I’m a big believer in the concept of synchronicity.
It was not a coincidence that all of my most uncomfortable, suppressed, existential fears reached a boiling point that year.
To give one example, my family situation deteriorated after my brother’s legal troubles and subsequent destructive aggression revealed deep dysfunctions in my entire family–and myself–that I had never been aware of.
Something that had always been rocksteady–my love of and my conception of my family–had suddenly crumbled apart.
I woke up one day to find no gravity.
It put me in a position where I could not be avoidant.
In the past, I had rationalized my avoidant tendencies by saying, “It only affects me. No one else is being hurt.”
This allowed me to simultaneously indulge my self-hatred and self-pity.
A brutal positive feedback loop.
An infinitely starving, infinitely regenerating ouroboros.

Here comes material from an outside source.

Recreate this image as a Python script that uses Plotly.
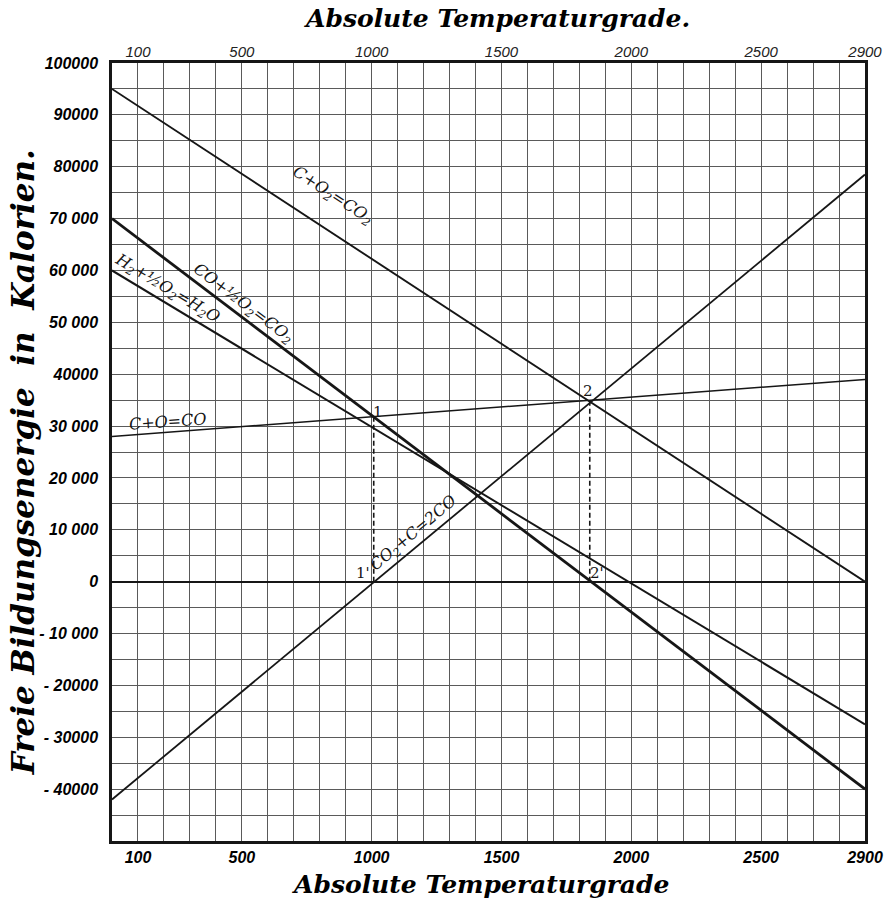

Now, with DRR, I could see in the most concrete, glaring, soul-crushing way that my avoidance was directly hurting my loved ones
Worse, the only way to not be avoidant was to burn bridges with other loved ones
And to do so under the very real threat of physical violence
To be assertive and unflinching while my heart was being ripped out of my chest
It really reminded me of the Joseph Campbell quote,
"It is by going down into the abyss
that we recover the treasures of life.
Where you stumble,
there lies your treasure.
The very cave you are afraid to enter
turns out to be the source of
what you are looking for."
I remember asking myself,
“What do I least want to do in the entire world right now?”
That was the only thing that would make me grow.
I knew exactly what I had to do.
All that was left was the actual doing.